As collaborators, the two were inseparable and ever-respectful of one another. Charles was fond of saying “Any I can do Ray can do better,” remarks Martin Coomer in “Charles and Ray Eames: Four Things You Didn't Know About the World's Best Design Pair,” and, as Pat Kirkham notes in “Introducing Ray Eames,” “the interchange of idea between these two enormously talented individuals is particularly difficult to chart because their personal and design relationship was so close” (132), and, by mutual agreement, “They only ever took on jobs which they felt were morally worthy” (Kirkham 134). Moreover, they each contributed a unique skillset to their partnership, which is apparent in their work: Ray was an abstract expressionist artist, and Charles was an architect by training (Kirkham 134). They combined their talents and designed together as a harmonious couple for decades, and their personal harmony can be seen in the harmonious lines of their products. A good design partnership, Brown reminds us, can push individuals to be better than they are alone.

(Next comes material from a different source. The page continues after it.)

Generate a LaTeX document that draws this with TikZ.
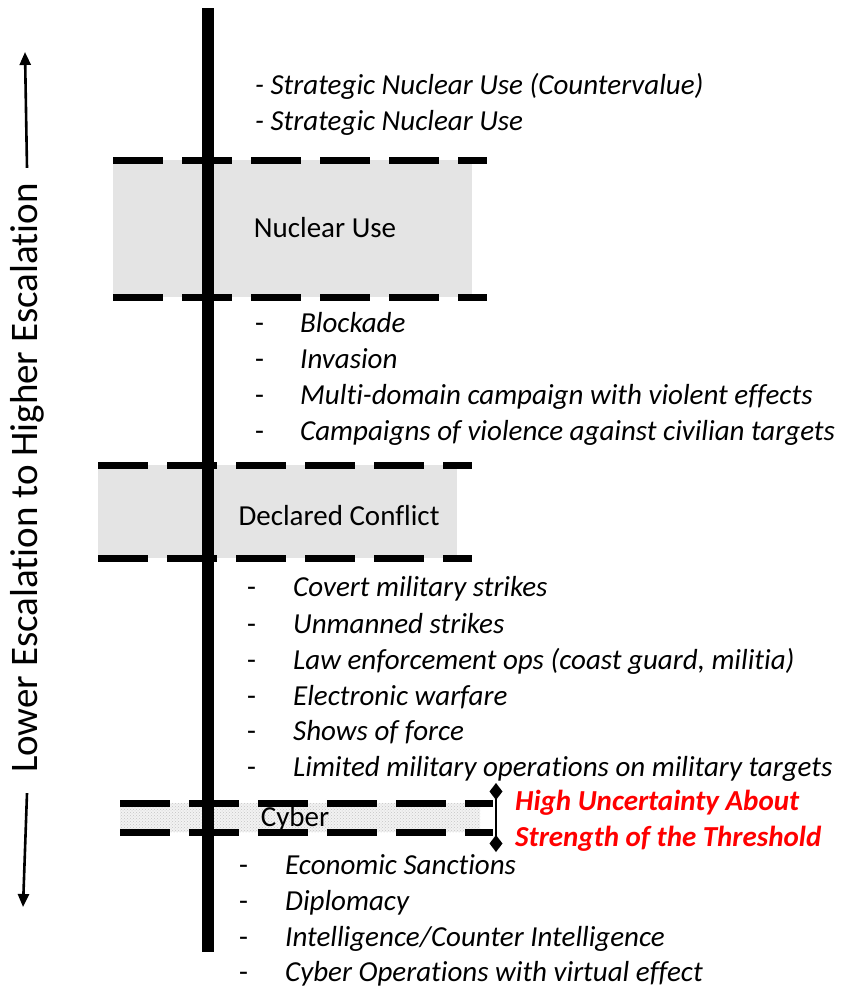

Charles and Ray Eames exemplify “design thinking,” in that they created enough space and time to experiment and prototype; they balanced their products’ desirability with its viability and feasibility, producing work that was beautiful, useful, affordable, and iconic; they willingly embraced restrictions, because, after all, “Without constraints design cannot happen” (Brown, 17); and they did all this together, as a team—all at a time when women weren’t on equal footing with men. They inspired Tim Brown to develop his novel way of approaching collaborative design, and inspired a whole new culture of aesthetic solutions to challenges faced by the modern world.
“Eames” deserves its status as a household name.
Cited Sources
Brown, Tim. Change by Design. New York: Harper Collins. 2009. Print.
Coomer, Martin. “Charles and Ray Eames: Four Things You Didn't Know About the World's Best Design Pair.” Timeout London. Oct 16 2015. Web.
Eames, Charles. “A Conversation with Charles Eames.” Interview with Owen Gingerich. The American Scholar Vol. 46, No. 3. (Summer 1977). 326-337. Print.
Kirkham, Pat. “Introducing Ray Eames.” Furniture History Vol 26. (1990). 132-141. Print.
McCoy, Esther. “Charles and Ray Eames.” Design Quarterly No. 98-99. (1975). 20-29. Print.
Stevenson, Rachel. “Living Images: Charles and Ray Eames ‘At Home.’” Perspecta Vol 30. (2005). 32-41. Print.
Weems, Jason. “War Furniture: Charles and Ray Eames Design for the Wounded Body.” A Journal of California Vol. 2 No. 1. (Spring 2012). 46-48. Print.